◆ TASK TO CARRY OUT
Beginning with the first line, set down every line through the one containing "const MARKER_LABEL = '568 г.';", exactly as it appears, but not the pictures.
──────────
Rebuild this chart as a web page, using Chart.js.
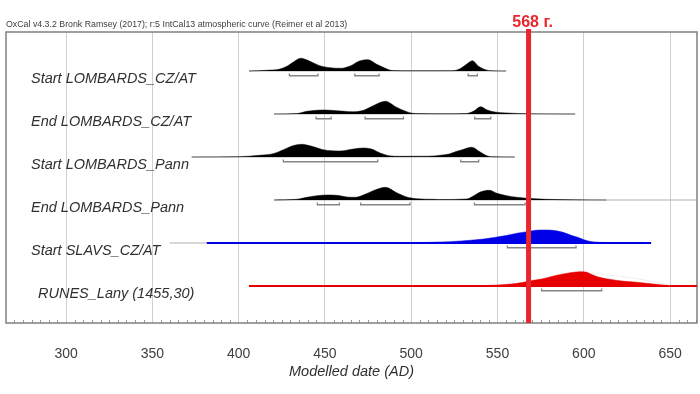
<!DOCTYPE html>
<html>
<head>
<meta charset="utf-8">
<script src="https://cdn.jsdelivr.net/npm/chart.js@4.4.1/dist/chart.umd.min.js"></script>
<style>
  html, body { margin: 0; padding: 0; background: #fff; }
  #wrap { width: 700px; height: 394px; }
</style>
</head>
<body>
<div id="wrap"><canvas id="chart" width="700" height="394"></canvas></div>
<script>
// OxCal multiplot of the modelled dates, with the 568 marker

const HEADER = 'OxCal v4.3.2 Bronk Ramsey (2017); r:5 IntCal13 atmospheric curve (Reimer et al 2013)';
const X_TITLE = 'Modelled date (AD)';
const X_TICKS = [300, 350, 400, 450, 500, 550, 600, 650];
const MARKER_YEAR = 568;
const MARKER_LABEL = '568 г.';

const ROW_LABELS = [
    'Start LOMBARDS_CZ/AT',
    'End LOMBARDS_CZ/AT',
    'Start LOMBARDS_Pann',
    'End LOMBARDS_Pann',
    'Start SLAVS_CZ/AT',
    'RUNES_Lany (1455,30)'
];

// Start LOMBARDS_CZ/AT
const startCzSpan = [406, 555];
const startCzYears = [406, 416, 424, 428, 432, 436, 441, 447, 453, 459, 465, 470, 475, 480, 485, 489, 500, 524, 528, 532, 535.5, 539, 543, 546, 555];
const startCzDensity = [0, 0.7, 2, 4.7, 9.3, 12.7, 10, 5.3, 3.3, 2.7, 5.3, 10, 11.3, 6.7, 2.7, 0.5, 0.2, 0.3, 2, 6.7, 10.3, 4.7, 1.3, 0.3, 0];
const startCzRanges = [[429.4, 446], [467.3, 481.4], [533, 538.3]];

// End LOMBARDS_CZ/AT
const endCzSpan = [420.5, 595];
const endCzYears = [420.5, 434, 439.5, 445, 450, 457, 466, 472, 478, 485, 491.5, 497.5, 502, 520, 532, 536, 540.3, 544, 548.5, 555.5, 567, 580, 595];
const endCzDensity = [0, 0.5, 2.7, 3.7, 4, 3.3, 2.3, 3.5, 8.3, 12.7, 6.7, 2.3, 0.5, 0.2, 0.5, 2.7, 7.3, 4, 2, 1, 0.3, 0.1, 0];
const endCzRanges = [[444.9, 453.6], [473.3, 495.5], [536.8, 546.1]];

// Start LOMBARDS_Pann
const startPannSpan = [372.8, 560];
const startPannYears = [372.8, 400, 412, 420, 426, 431, 436.6, 442.4, 449, 458.8, 466.5, 472.3, 477, 482, 487, 493.5, 510, 517, 522, 526, 530, 535, 540, 544.7, 548, 560];
const startPannDensity = [0, 0.3, 1.7, 3.3, 7.3, 11, 12.7, 10.7, 7.3, 6, 8, 9, 8, 4, 1.3, 0.7, 0.8, 1.8, 3, 5.5, 7.5, 9.8, 5, 0.7, 0.2, 0];
const startPannRanges = [[425.9, 480.6], [528.7, 539.1]];

// End LOMBARDS_Pann
const endPannSpan = [420.5, 666];
const endPannYears = [420.5, 433.7, 439.5, 445.3, 451, 456.8, 462.6, 467.5, 473.3, 479, 485, 491.6, 497.4, 503.2, 513, 517, 532, 536, 540, 545.3, 549.6, 555.4, 561.2, 567, 578.6, 594, 613];
const endPannDensity = [0, 0.7, 2.7, 4.3, 5, 4.7, 3, 2.7, 5.7, 10, 12.7, 7.3, 3, 1.3, 0.7, 0.5, 1, 4, 8, 9.7, 6.7, 4.3, 2.7, 1.7, 0.7, 0.2, 0];
const endPannRanges = [[445.6, 458.4], [470.7, 499.3], [536.6, 566]];

// Start SLAVS_CZ/AT
const slavsLead = [360, 381.5];
const slavsSpan = [381.5, 639];
const slavsYears = [460, 500, 522, 536, 542, 548, 555, 562, 567, 572, 577, 583, 588, 593, 596, 600, 604, 608, 615, 625];
const slavsDensity = [0, 0.4, 1.3, 3, 4, 5.5, 7.5, 10, 11.3, 12.7, 13, 12.5, 10.7, 7.5, 6, 3.3, 1.5, 0.8, 0.3, 0];
const slavsRanges = [[555.7, 595.5]];

// RUNES_Lany (1455,30)
const runesSpan = [406, 666];
const runesYears = [530, 540, 550, 558, 565, 570, 575.6, 582, 588, 593, 598, 601, 604, 607.5, 611, 615, 622, 629, 636, 642, 650, 656];
const runesDensity = [0, 0.3, 1, 2, 3.7, 5.5, 7, 9.8, 12, 13.5, 14.3, 14, 12, 9.5, 8, 6.7, 5, 4, 2.8, 1.7, 0.3, 0];
const runesOutlineYears = [601, 606, 612, 620, 630, 640, 650];
const runesOutlineDensity = [14, 12.5, 11.5, 10, 7.5, 4.5, 0.7];
const runesRanges = [[575.6, 610.4]];

// どの行も同じ高さ(px)で描く
const PX_PER_ROW = 43;
const X_MIN = 265.2;
const X_MAX = 665.6;
const Y_MIN = 0.093;
const Y_MAX = 6.86;

const BLACK = '#000000';
const BLUE = '#0000e6';
const RED = '#e60000';
const MARKER_RED = '#e8262b';
const GREY_LINE = '#b0b0b0';
const RANGE_GREY = '#858585';
const FONT = '"Liberation Sans", Arial, sans-serif';

function spanDataset(row, span, color, width) {
    return {
        data: [{ x: span[0], y: row }, { x: span[1], y: row }],
        borderColor: color,
        borderWidth: width,
        pointRadius: 0,
        fill: false
    };
}

function densityDataset(row, years, density, color) {
    return {
        data: years.map((x, i) => ({ x: x, y: row - density[i] / PX_PER_ROW })),
        backgroundColor: color,
        borderColor: color,
        borderWidth: 0.5,
        pointRadius: 0,
        cubicInterpolationMode: 'monotone',
        fill: { value: row }
    };
}

function rangeDatasets(row, ranges) {
    return ranges.map(r => ({
        data: [
            { x: r[0], y: row + 0.06 },
            { x: r[0], y: row + 0.11 },
            { x: r[1], y: row + 0.11 },
            { x: r[1], y: row + 0.06 }
        ],
        borderColor: RANGE_GREY,
        borderWidth: 1.3,
        pointRadius: 0,
        fill: false
    }));
}

const datasets = [
    // 568年の赤い縦線(一番上に描く)
    {
        data: [{ x: MARKER_YEAR, y: Y_MIN - 0.07 }, { x: MARKER_YEAR, y: Y_MAX }],
        borderColor: MARKER_RED,
        borderWidth: 5,
        pointRadius: 0,
        fill: false,
        clip: false
    },
    ...rangeDatasets(1, startCzRanges),
    ...rangeDatasets(2, endCzRanges),
    ...rangeDatasets(3, startPannRanges),
    ...rangeDatasets(4, endPannRanges),
    ...rangeDatasets(5, slavsRanges),
    ...rangeDatasets(6, runesRanges),
    densityDataset(1, startCzYears, startCzDensity, BLACK),
    densityDataset(2, endCzYears, endCzDensity, BLACK),
    densityDataset(3, startPannYears, startPannDensity, BLACK),
    densityDataset(4, endPannYears, endPannDensity, BLACK),
    densityDataset(5, slavsYears, slavsDensity, BLUE),
    densityDataset(6, runesYears, runesDensity, RED),
    {
        data: runesOutlineYears.map((x, i) => ({ x: x, y: 6 - runesOutlineDensity[i] / PX_PER_ROW })),
        borderColor: '#efefef',
        borderWidth: 1,
        pointRadius: 0,
        cubicInterpolationMode: 'monotone',
        fill: false
    },
    spanDataset(1, startCzSpan, GREY_LINE, 1),
    spanDataset(2, endCzSpan, GREY_LINE, 1),
    spanDataset(3, startPannSpan, GREY_LINE, 1),
    spanDataset(4, endPannSpan, GREY_LINE, 1),
    spanDataset(5, slavsLead, GREY_LINE, 1),
    spanDataset(5, slavsSpan, BLUE, 2),
    spanDataset(6, runesSpan, RED, 2)
];

// 枠・目盛り・ラベルを描くプラグイン
const oxcalDecor = {
    id: 'oxcalDecor',
    beforeDatasetsDraw(chart) {
        const { ctx, chartArea, scales } = chart;
        ctx.save();
        // 5年ごとの小目盛り
        ctx.strokeStyle = '#9a9a9a';
        ctx.lineWidth = 1;
        for (let v = 270; v < X_MAX; v += 5) {
            if (v % 50 === 0) continue;
            const px = Math.round(scales.x.getPixelForValue(v)) + 0.5;
            ctx.beginPath();
            ctx.moveTo(px, chartArea.bottom);
            ctx.lineTo(px, chartArea.bottom - 3);
            ctx.stroke();
        }
        // 枠線
        ctx.strokeStyle = '#808080';
        ctx.lineWidth = 1.5;
        ctx.strokeRect(chartArea.left, chartArea.top, chartArea.right - chartArea.left, chartArea.bottom - chartArea.top);
        ctx.restore();
    },
    afterDraw(chart) {
        const { ctx, chartArea, scales } = chart;
        ctx.save();
        // ヘッダー
        ctx.fillStyle = '#404040';
        ctx.font = '8.8px ' + FONT;
        ctx.textBaseline = 'alphabetic';
        ctx.textAlign = 'left';
        ctx.fillText(HEADER, chartArea.left, chartArea.top - 5);
        // 568 г.
        ctx.fillStyle = MARKER_RED;
        ctx.font = 'bold 16px ' + FONT;
        ctx.textAlign = 'center';
        ctx.fillText(MARKER_LABEL, scales.x.getPixelForValue(MARKER_YEAR) + 4, chartArea.top - 5);
        // 行ラベル
        ctx.fillStyle = '#303030';
        ctx.font = 'italic 14.5px ' + FONT;
        ctx.textAlign = 'left';
        ROW_LABELS.forEach((label, i) => {
            const indent = i === ROW_LABELS.length - 1 ? 7 : 0;
            ctx.fillText(label, chartArea.left + 25 + indent, scales.y.getPixelForValue(i + 1) + 12.3);
        });
        ctx.restore();
    }
};

new Chart(document.getElementById('chart'), {
    type: 'line',
    data: { datasets: datasets },
    options: {
        responsive: false,
        animation: false,
        layout: { padding: { left: 6, right: 3, top: 32, bottom: 0 } },
        plugins: {
            legend: { display: false },
            tooltip: { enabled: false }
        },
        scales: {
            x: {
                type: 'linear',
                min: X_MIN,
                max: X_MAX,
                afterBuildTicks: scale => {
                    scale.ticks = X_TICKS.map(v => ({ value: v }));
                },
                afterFit: scale => {
                    // 軸の高さと左右の余白を固定する
                    scale.height = 71;
                    scale.paddingLeft = 0;
                    scale.paddingRight = 0;
                },
                ticks: {
                    includeBounds: false,
                    maxRotation: 0,
                    padding: 23,
                    color: '#404040',
                    font: { family: FONT, size: 14 }
                },
                grid: { color: '#cfcfcf', lineWidth: 1, drawTicks: false },
                border: { display: false },
                title: {
                    display: true,
                    text: X_TITLE,
                    color: '#303030',
                    padding: { top: 0, bottom: 13 },
                    font: { family: FONT, size: 14.5, style: 'italic' }
                }
            },
            y: {
                type: 'linear',
                display: false,
                reverse: true,
                min: Y_MIN,
                max: Y_MAX
            }
        }
    },
    plugins: [oxcalDecor]
});
</script>
</body>
</html>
──────────
◆ SOLUTION FOR THIS EXERCISE
Rebuild this chart as a web page, using Chart.js.
<!DOCTYPE html>
<html>
<head>
<meta charset="utf-8">
<script src="https://cdn.jsdelivr.net/npm/chart.js@4.4.1/dist/chart.umd.min.js"></script>
<style>
  html, body { margin: 0; padding: 0; background: #fff; }
  #wrap { width: 700px; height: 394px; }
</style>
</head>
<body>
<div id="wrap"><canvas id="chart" width="700" height="394"></canvas></div>
<script>
// OxCal multiplot of the modelled dates, with the 568 marker

const HEADER = 'OxCal v4.3.2 Bronk Ramsey (2017); r:5 IntCal13 atmospheric curve (Reimer et al 2013)';
const X_TITLE = 'Modelled date (AD)';
const X_TICKS = [300, 350, 400, 450, 500, 550, 600, 650];
const MARKER_YEAR = 568;
const MARKER_LABEL = '568 г.';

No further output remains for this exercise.